A car doesn’t have to be an EV to be electrified

EVs (also known as BEVs, or battery electric vehicles) get their power from an electric battery and transmission, with no internal combustion engine (ICE) components. That means they can only be refueled through their charging ports. Public charging stations are available, but new EVs come with a 120-volt charger that buyers can use at home. According to Car and Driver, you can sometimes choose between an extended-range or standard-range battery.

However, there are still cars that have electric components without being fully electric. Plug-in hybrid electric vehicles (PHEVs) still have internal combustion engines, but they also have electric batteries and onboard chargers. These models get about 15 to 30 miles (or more) of electric range. 

PHEVs and hybrids (which are sometimes called HEVs) also have electric generators and traction motors, along with DC/DC converters. Like inside an EV, all these components help run the vehicle more efficiently off electric power. That’s why you’ll almost always save more gas driving a hybrid over an ICE car, even if that hybrid doesn’t have a charge port. 

Hydrogen fuel cell vehicles are wired a little differently from EVs, using an electric battery and a special type of electric traction motor. Only these cars have a fuel cell stack, facilitating the combination of hydrogen and oxygen electrodes to power the vehicle. According to the AFDC, the hydrogen gas needed to power the fuel cell is stored in the hydrogen fuel tank. 

Other terms include plug-in electric vehicles (PEVs). That’s a catchall for any car that needs to be plugged into the electric charging grid. A PHEV might also be called an EREV (extended-range electric vehicle).

What do all these vehicles have in common?

Because these cars rely partially (or entirely) on electric power, it’s not wrong for automakers to claim any of the vehicles are “electrified.” However, that vague term requires more research from car shoppers when they’re browsing options. Most automakers group hybrids and PHEVs alongside EVs on their product pages, prompting some consumers to believe every car is an all-electric vehicle. 
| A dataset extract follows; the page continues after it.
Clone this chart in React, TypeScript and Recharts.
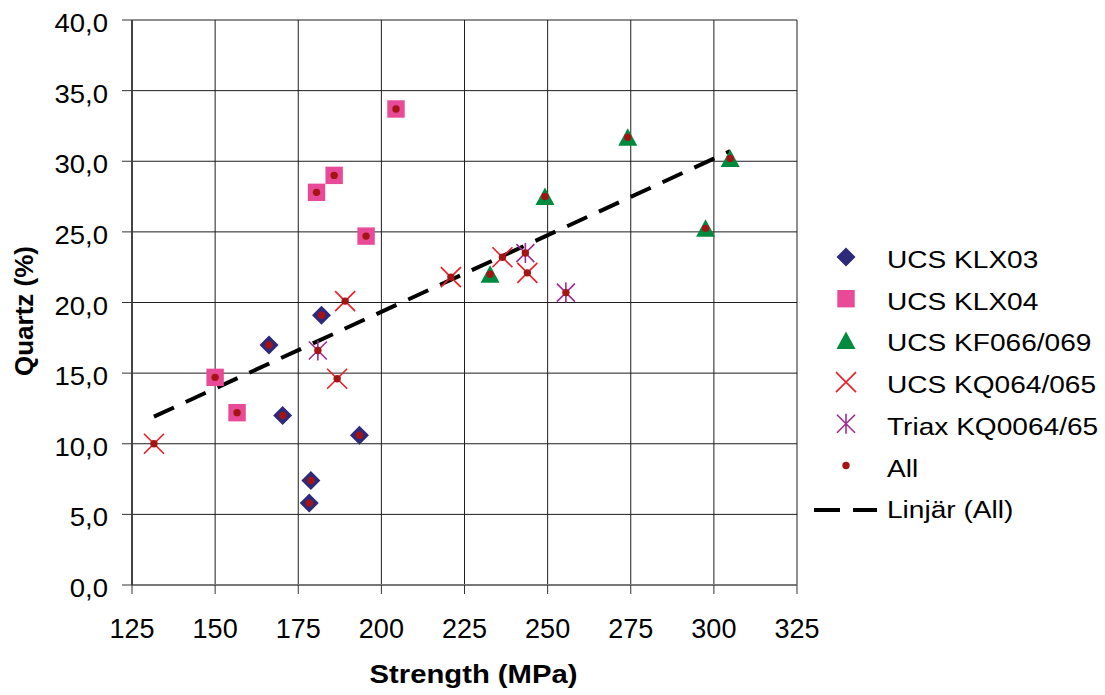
import React from 'react';
import {
  ScatterChart,
  Scatter,
  XAxis,
  YAxis,
  CartesianGrid,
  ReferenceLine,
  Label
} from 'recharts';

// values: [strength MPa, quartz %]
const ucsKlx03 = [[166.2, 17.0], [170.3, 12.0], [182.0, 19.1], [178.8, 7.4], [178.3, 5.8], [193.4, 10.6]];
const ucsKlx04 = [[150.0, 14.7], [156.6, 12.2], [180.5, 27.8], [185.8, 29.0], [195.4, 24.7], [204.4, 33.7]];
const ucsKf066 = [[232.7, 22.0], [249.2, 27.5], [274.1, 31.7], [297.5, 25.25], [304.9, 30.2]];
const ucsKq064 = [[131.6, 10.0], [189.1, 20.1], [186.7, 14.6], [220.9, 21.8], [236.4, 23.2], [243.9, 22.1]];
const triaxKq0064 = [[180.9, 16.6], [243.3, 23.5], [255.5, 20.7]];

const seriesNames = ['UCS KLX03', 'UCS KLX04', 'UCS KF066/069', 'UCS KQ064/065', 'Triax KQ0064/65', 'All'];
const trendName = 'Linjär (All)';

const xTicks = [125, 150, 175, 200, 225, 250, 275, 300, 325];
const yTicks = [0, 5, 10, 15, 20, 25, 30, 35, 40];

const FONT = '"Liberation Sans", Arial, sans-serif';

const toPoints = (arr: number[][]) => arr.map(([x, y]) => ({ x, y }));
const allPoints = toPoints([...ucsKlx03, ...ucsKlx04, ...ucsKf066, ...ucsKq064, ...triaxKq0064]);

// least squares fit for the trend line (like Excel's linear trendline)
const fit = (() => {
  const n = allPoints.length;
  const mx = allPoints.reduce((s, p) => s + p.x, 0) / n;
  const my = allPoints.reduce((s, p) => s + p.y, 0) / n;
  let sxy = 0;
  let sxx = 0;
  allPoints.forEach(p => {
    sxy += (p.x - mx) * (p.y - my);
    sxx += (p.x - mx) * (p.x - mx);
  });
  const slope = sxy / sxx;
  return { slope, icept: my - slope * mx };
})();
const xMin = Math.min(...allPoints.map(p => p.x));
const xMax = Math.max(...allPoints.map(p => p.x));
const trendSegment = [
  { x: xMin, y: fit.icept + fit.slope * xMin },
  { x: xMax, y: fit.icept + fit.slope * xMax }
];

const Diamond = ({ cx, cy }: any) => (
  <path d={`M${cx},${cy - 9.5}L${cx + 9.5},${cy}L${cx},${cy + 9.5}L${cx - 9.5},${cy}Z`} fill="#2E2A7A" />
);
const Square = ({ cx, cy }: any) => (
  <rect x={cx - 8.7} y={cy - 8.7} width={17.4} height={17.4} fill="#E84A97" />
);
const Triangle = ({ cx, cy }: any) => (
  <path d={`M${cx},${cy - 9}L${cx + 9.5},${cy + 8.5}L${cx - 9.5},${cy + 8.5}Z`} fill="#008A3E" />
);
const Cross = ({ cx, cy }: any) => (
  <path
    d={`M${cx - 10},${cy - 10}L${cx + 10},${cy + 10}M${cx + 10},${cy - 10}L${cx - 10},${cy + 10}`}
    stroke="#EE1C25"
    strokeWidth={1.6}
  />
);
const Star = ({ cx, cy }: any) => (
  <path
    d={`M${cx - 9},${cy - 9}L${cx + 9},${cy + 9}M${cx + 9},${cy - 9}L${cx - 9},${cy + 9}M${cx},${cy - 10}L${cx},${cy + 10}`}
    stroke="#9B2D8F"
    strokeWidth={1.6}
  />
);
const Dot = ({ cx, cy }: any) => <circle cx={cx} cy={cy} r={3.7} fill="#A31515" />;

const shapes = [Diamond, Square, Triangle, Cross, Star, Dot];

const YTick = ({ x, y, payload }: any) => (
  <text transform={`translate(${x},${y + 12}) scale(1.1,1)`} textAnchor="end" fontSize={25} fontFamily={FONT} fill="#000">
    {Number(payload.value).toFixed(1).replace('.', ',')}
  </text>
);

const XTick = ({ x, y, payload }: any) => (
  <text x={x} y={y + 42} textAnchor="middle" fontSize={27} fontFamily={FONT} fill="#000">
    {payload.value}
  </text>
);

const LegendBox = () => (
  <svg width={1105} height={695} style={{ position: 'absolute', left: 0, top: 0, pointerEvents: 'none' }}>
    {seriesNames.map((name, i) => {
      const base = 268 + i * 41.7;
      const Shape = shapes[i];
      return (
        <g key={name}>
          <Shape cx={846} cy={base - 11} />
          <text
            transform={`translate(887,${base}) scale(1.17,1)`}
            fontSize={24}
            fontFamily={FONT}
            fill="#000"
          >
            {name}
          </text>
        </g>
      );
    })}
    <line x1={814} x2={877} y1={510} y2={510} stroke="#000" strokeWidth={4} strokeDasharray="26 13" />
    <text transform={`translate(887,${268 + 6 * 41.7}) scale(1.17,1)`} fontSize={24} fontFamily={FONT} fill="#000">
      {trendName}
    </text>
  </svg>
);

export default function App() {
  const series = [ucsKlx03, ucsKlx04, ucsKf066, ucsKq064, triaxKq0064];
  return (
    <div style={{ position: 'relative', width: 1105, height: 695, background: '#fff' }}>
      <style>{'body{margin:0}'}</style>
      <ScatterChart width={1105} height={695} margin={{ top: 20, right: 308, bottom: 0, left: 0 }}>
        <CartesianGrid stroke="#1e1e1e" strokeWidth={1} />
        <XAxis
          type="number"
          dataKey="x"
          domain={[125, 325]}
          ticks={xTicks}
          interval={0}
          height={110}
          tickSize={9}
          tickLine={{ stroke: '#333' }}
          axisLine={{ stroke: '#777', strokeWidth: 2 }}
          tick={<XTick />}
        >
          <Label
            content={({ viewBox }: any) => {
              const vb = viewBox || { x: 132, y: 585, width: 665 };
              return (
                <text
                  transform={`translate(${vb.x + vb.width / 2 + 9},${vb.y + 98}) scale(1.17,1)`}
                  textAnchor="middle"
                  fontSize={25}
                  fontWeight="bold"
                  fontFamily={FONT}
                  fill="#000"
                >
                  Strength (MPa)
                </text>
              );
            }}
          />
        </XAxis>
        <YAxis
          type="number"
          dataKey="y"
          domain={[0, 40]}
          ticks={yTicks}
          interval={0}
          width={132}
          tickSize={10}
          tickMargin={14}
          tickLine={{ stroke: '#333' }}
          axisLine={{ stroke: '#444', strokeWidth: 2 }}
          tick={<YTick />}
        >
          <Label
            content={({ viewBox }: any) => {
              const vb = viewBox || { x: 0, y: 20, height: 565 };
              return (
                <text
                  transform={`translate(32.5,${vb.y + vb.height / 2 + 8.5}) rotate(-90)`}
                  textAnchor="middle"
                  fontSize={26}
                  fontWeight="bold"
                  fontFamily={FONT}
                  fill="#000"
                >
                  Quartz (%)
                </text>
              );
            }}
          />
        </YAxis>
        {series.map((s, i) => (
          <Scatter
            key={seriesNames[i]}
            name={seriesNames[i]}
            data={toPoints(s)}
            shape={shapes[i]}
            isAnimationActive={false}
          />
        ))}
        <ReferenceLine
          segment={trendSegment}
          stroke="#000"
          strokeWidth={4}
          strokeDasharray="22 13"
        />
        <Scatter name="All" data={allPoints} shape={Dot} isAnimationActive={false} />
      </ScatterChart>
      <LegendBox />
    </div>
  );
}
The term “electrified” can confuse car shoppers, but automakers might be trying to achieve the opposite. To someone who knows next to nothing about cars, it’s unclear that “hybrid” or even “plug-in hybrid” indicates electricity is involved. The word “electrified” also sounds catchier, making it a stronger advertising tool. Additionally, it can indicate an automaker is taking more active steps toward total electrification than its competitors. 

In any case, it doesn’t look like automakers will stop using this tactic anytime soon. In the “Electrified” section on Toyota’s website, only one of the 16 models is all-electric (the bZ4X). Toyota also uses “electrified” to market the fuel-cell-powered Mirai, the RAV4 Prime PHEV, and several cars with hybrid engine technology.

Jeep, Karma, and Chevrolet have also relied on a vehicle’s electric components to sell more units. For instance, Jeep markets the Wrangler 4xe as an “electric hybrid” even though a hybrid isn’t fully electric.

Bottom line: Don’t take “electric” and “electrified” at face value when shopping for your next car.